HTTP is the sole API on which the entire internet runs. It is the system through which we send every email, stream every Netflix movie, and browse every Amazon listing. REST is a set of design principles to directly interact with the API that is HTTP, allowing efficient, scalable systems with components isolated from each other’s assumptions. Using these principles and open API makes it easier for others to build on our work or extend our capabilities with extensions to their own apps and services.

DNS and load balancing

If we have 99 simultaneous users, load-balancing through DNS routing can ensure that servers A, B, and C each handle 33 clients, rather than server A being overloaded with 99 and servers B and C sitting idle. Routing client requests to the right server, the right tier where processing happens, helps ensure system stability. We need to know how to do this.

Caching

A cache makes our most frequently requested data and applications accessible to most users at high speeds. The questions for our web application are what needs to be stored in the cache, how we direct traffic to the cache, and what happens when we don’t have what we want in the cache.

Stream processing

Stream processing applies uniform processes to the data stream. If an application has continuous, consistent data passing through it, then stream processing allows efficient use of local resources within the application.

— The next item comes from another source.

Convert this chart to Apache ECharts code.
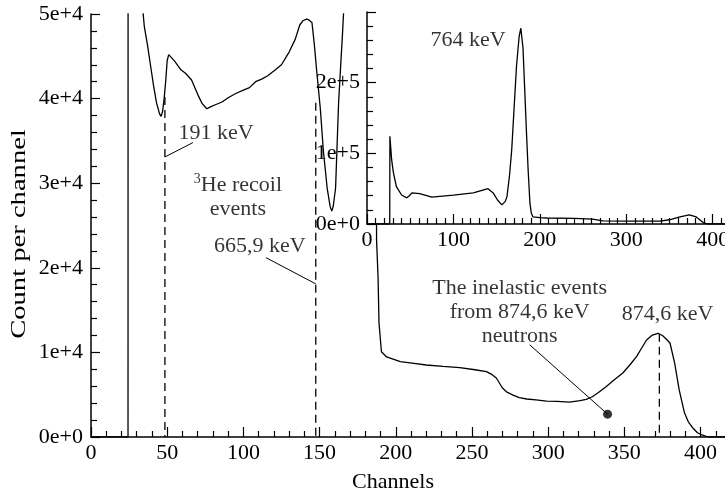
<!DOCTYPE html>
<html>
<head>
<meta charset="utf-8">
<script src="https://cdn.jsdelivr.net/npm/echarts@6/dist/echarts.min.js"></script>
<style>
  html, body { margin: 0; padding: 0; background: #fff; }
  #chart_div { width: 725px; height: 497px; }
</style>
</head>
<body>
<div id="chart_div"></div>
<script>
// 主谱 [channel, count]
var mainSpectrum = [
  [0, 0], [24.3, 0], [24.5, 300000], [27, 250000], [30, 120000], [33, 56000],
  [34, 50500], [35, 48500], [37, 46400], [39, 44000], [41, 41600], [43, 39500],
  [45, 38200], [46, 37900], [47, 38500], [48, 40000], [49, 42000], [50, 44500],
  [51, 45200], [52, 45000], [55, 44400], [59, 43400], [62, 43000], [66, 42200],
  [70, 40500], [73, 39400], [76, 38800], [78, 39000], [82, 39300], [86, 39600],
  [90, 40100], [95, 40600], [100, 41000], [104, 41300], [108, 42000], [112, 42300],
  [116, 42700], [121, 43400], [125, 44000], [130, 45500], [134, 47000], [137, 48700],
  [139, 49200], [141.5, 49400], [143, 49300], [145, 49000], [146.5, 46500], [148, 43500],
  [150.5, 38800], [152.5, 33800], [155, 29400], [157, 27200], [158, 26700], [159, 27300],
  [160.5, 29400], [162.5, 39600], [165, 47500], [166, 51000], [168, 80000], [175, 200000],
  [185, 150000], [187.2, 60000], [187.4, 23300], [188.4, 18800], [189, 13470],
  [190.6, 10080], [194, 9460], [203, 8900], [212, 8700], [220, 8510], [231, 8350],
  [242, 8200], [252, 7950], [259.5, 7720], [263, 7400], [266, 6970], [270, 5790],
  [273, 5300], [277, 4960], [281, 4650], [286, 4490], [292, 4380], [299, 4250],
  [306, 4200], [314, 4130], [321, 4290], [325, 4450], [329, 4760], [333, 5250],
  [338, 5950], [343, 6700], [349, 7560], [354, 8600], [358, 9500], [361, 10400],
  [364.6, 11470], [368, 12000], [372, 12260], [375, 12000], [378, 11500], [380, 11080],
  [383, 8750], [386, 5560], [389.5, 2830], [392, 1800], [395, 1060], [398, 500],
  [401, 240], [405, 0], [420, 0]
]

// 插图谱 [channel, count]
var insetSpectrum = [
  [0, 0], [26.3, 0], [26.5, 124000], [28.5, 91000], [30.5, 73000], [34, 53000],
  [40, 41000], [46, 37000], [49, 40000], [52, 44000], [61, 43000], [75, 38000],
  [100, 41000], [123, 44000], [140, 50000], [146, 44000], [151, 34000], [156, 27000],
  [160, 32000], [162, 39000], [165, 70000], [167.5, 106000], [170, 160000], [173, 224000],
  [176, 265000], [178, 277000], [180.5, 249000], [182.5, 190000], [184.5, 130000],
  [186.5, 75000], [188.5, 30000], [190, 16000], [192, 10000], [200, 9000], [208, 8500],
  [240, 8000], [261, 7000], [273, 4500], [300, 4000], [339, 4000], [350, 6000],
  [362, 10000], [373, 13000], [381, 10000], [386, 5000], [389, 2000], [394, 0], [420, 0]
]

// 虚线标记
var line191 = [[48.5, 40200], [48.5, 0]]
var line666 = [[147.5, 39500], [147.5, 0]]
var line875 = [[373, 12200], [373, 0]]

// 引线
var lead191 = [[66.9, 34800], [48.5, 33100]]
var lead666 = [[114.8, 21200], [147.5, 18100]]
var leadInel = [[287.9, 10900], [339, 2700]]
var dotInel = [[339, 2700]]

// 注释文字 [channel, count, text]
var mainNotes = [
  [82, 35900, '191 keV'],
  [96.4, 28400, '{s|3}He recoil\nevents'],
  [110.8, 22600, '665,9 keV'],
  [281.3, 14800, 'The inelastic events\nfrom 874,6 keV\nneutrons'],
  [378.4, 14500, '874,6 keV']
]
var insetNotes = [
  [117, 260000, '764 keV']
]

var FONT = 'Liberation Serif'
var SIZE = 22
var black = '#000'

function expLabel(v) {
  if (v === 0) return '0e+0'
  var e = Math.floor(Math.log10(v) + 1e-9)
  var m = Math.round(v / Math.pow(10, e) * 10) / 10
  return m + 'e+' + e
}

function axisX(grid, interval, split, z) {
  return {
    type: 'value', gridIndex: grid, min: 0, max: 420, interval: interval, z: z,
    axisLine: { lineStyle: { color: black, width: 1.5 } },
    axisTick: { inside: true, length: 10, lineStyle: { color: black, width: 1.2 } },
    minorTick: { show: true, splitNumber: split, length: 6, lineStyle: { color: black, width: 1.2 } },
    splitLine: { show: false },
    axisLabel: { color: black, fontFamily: FONT, fontSize: SIZE, margin: 5, showMaxLabel: false }
  }
}

function axisY(grid, max, interval, margin, z) {
  return {
    type: 'value', gridIndex: grid, min: 0, max: max, interval: interval, z: z,
    axisLine: { show: true, lineStyle: { color: black, width: 1.5 } },
    axisTick: { show: true, inside: true, length: 9, lineStyle: { color: black, width: 1.2 } },
    minorTick: { show: true, splitNumber: 5, length: 6, lineStyle: { color: black, width: 1.2 } },
    splitLine: { show: false },
    axisLabel: { color: black, fontFamily: FONT, fontSize: SIZE, margin: margin, formatter: expLabel }
  }
}

function lineSeries(data, xi, z, style) {
  return {
    type: 'line', xAxisIndex: xi, yAxisIndex: xi, data: data, z: z,
    showSymbol: false, symbol: 'none', silent: true,
    lineStyle: style
  }
}

function noteSeries(notes, xi, z) {
  return {
    type: 'scatter', xAxisIndex: xi, yAxisIndex: xi, z: z, symbolSize: 1, silent: true,
    itemStyle: { color: 'rgba(0,0,0,0)' },
    data: notes.map(function (n) { return { value: [n[0], n[1]], note: n[2] } }),
    label: {
      show: true, position: 'inside', color: black, fontFamily: FONT, fontSize: SIZE,
      lineHeight: 24, align: 'center', textBorderWidth: 0,
      formatter: function (p) { return p.data.note },
      rich: { s: { fontSize: 14, fontFamily: FONT, color: black, textBorderWidth: 0, padding: [0, 0, 10, 0] } }
    }
  }
}

var mainAxisX = axisX(0, 50, 5, 0)
mainAxisX.name = 'Channels'
mainAxisX.nameLocation = 'middle'
mainAxisX.nameGap = 34
mainAxisX.nameTextStyle = { color: black, fontFamily: FONT, fontSize: SIZE, padding: [0, 36, 0, 0] }

var mainAxisY = axisY(0, 50000, 10000, 8, 0)
var insetAxisY = axisY(1, 300000, 100000, 7, 11)
insetAxisY.axisLabel.showMaxLabel = false

var dashStyle = { color: black, width: 1.3, type: [8, 5] }
var thin = { color: black, width: 1 }

var option = {
  animation: false,
  backgroundColor: '#fff',
  grid: [
    { left: 91, top: 14, right: -6, bottom: 60, outerBoundsMode: 'none' },
    { left: 367, top: 12, right: -5, bottom: 273, outerBoundsMode: 'none',
      show: true, backgroundColor: '#fff', borderWidth: 0, z: 10 }
  ],
  // 纵轴标题，字距较宽
  graphic: [{
    type: 'text', x: 19, y: 234, rotation: Math.PI / 2, scaleX: 1.3, silent: true,
    style: {
      text: 'Count per channel', fill: black, font: SIZE + 'px "' + FONT + '"',
      align: 'center', verticalAlign: 'middle', textAlign: 'center', textVerticalAlign: 'middle'
    }
  }],
  xAxis: [mainAxisX, axisX(1, 100, 10, 11)],
  yAxis: [mainAxisY, insetAxisY],
  series: [
    lineSeries(mainSpectrum, 0, 2, { color: black, width: 1.3 }),
    lineSeries(line191, 0, 2, dashStyle),
    lineSeries(line666, 0, 2, dashStyle),
    lineSeries(line875, 0, 2, dashStyle),
    lineSeries(lead191, 0, 2, thin),
    lineSeries(lead666, 0, 2, thin),
    lineSeries(leadInel, 0, 2, thin),
    {
      type: 'scatter', xAxisIndex: 0, yAxisIndex: 0, z: 3, data: dotInel,
      symbolSize: 9, itemStyle: { color: black }, silent: true
    },
    noteSeries(mainNotes, 0, 3),
    lineSeries(insetSpectrum, 1, 12, { color: black, width: 1.3 }),
    noteSeries(insetNotes, 1, 13)
  ]
}

var myChart = echarts.init(document.getElementById('chart_div'))
myChart.setOption(option)
</script>
</body>
</html>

Design of large-scale distributed systems

This can seem like a lot, but it honestly takes only a few weeks of prep—less if we have a solid foundation to build on.

Once we know the basics of distributed systems and web architecture, it is time to apply this learning and design real-world systems. Finding and optimizing potential solutions to these problems will give us the tools to approach the System Design interview with confidence.

Once we are ready to practice our skills, we can take on some sample problems from real-world interviews, and tips and approaches to build ten different web services.

Summary

The world is more connected than ever, with almost all devices utilizing System Design and distributed systems.

Technical interviews, especially at big tech companies, are leaning more and more toward System Design interview questions. We should be well prepared to tackle any questions that come our way. Common System Design interview questions include creating a URL shortener with web crawlers, understanding the CAP theorem, discussing SQL and NoSQL databases, identifying use cases for various data models, addressing latency issues, constructing algorithms and data structures, and so on.

Consumers and businesses alike are online, and even legacy programs are migrating to the cloud. Distributed systems are the present and future of the software engineering discipline. As System Design Interview questions make up a bigger part of the developer interview, having a working knowledge of distributed systems will pay dividends in our career.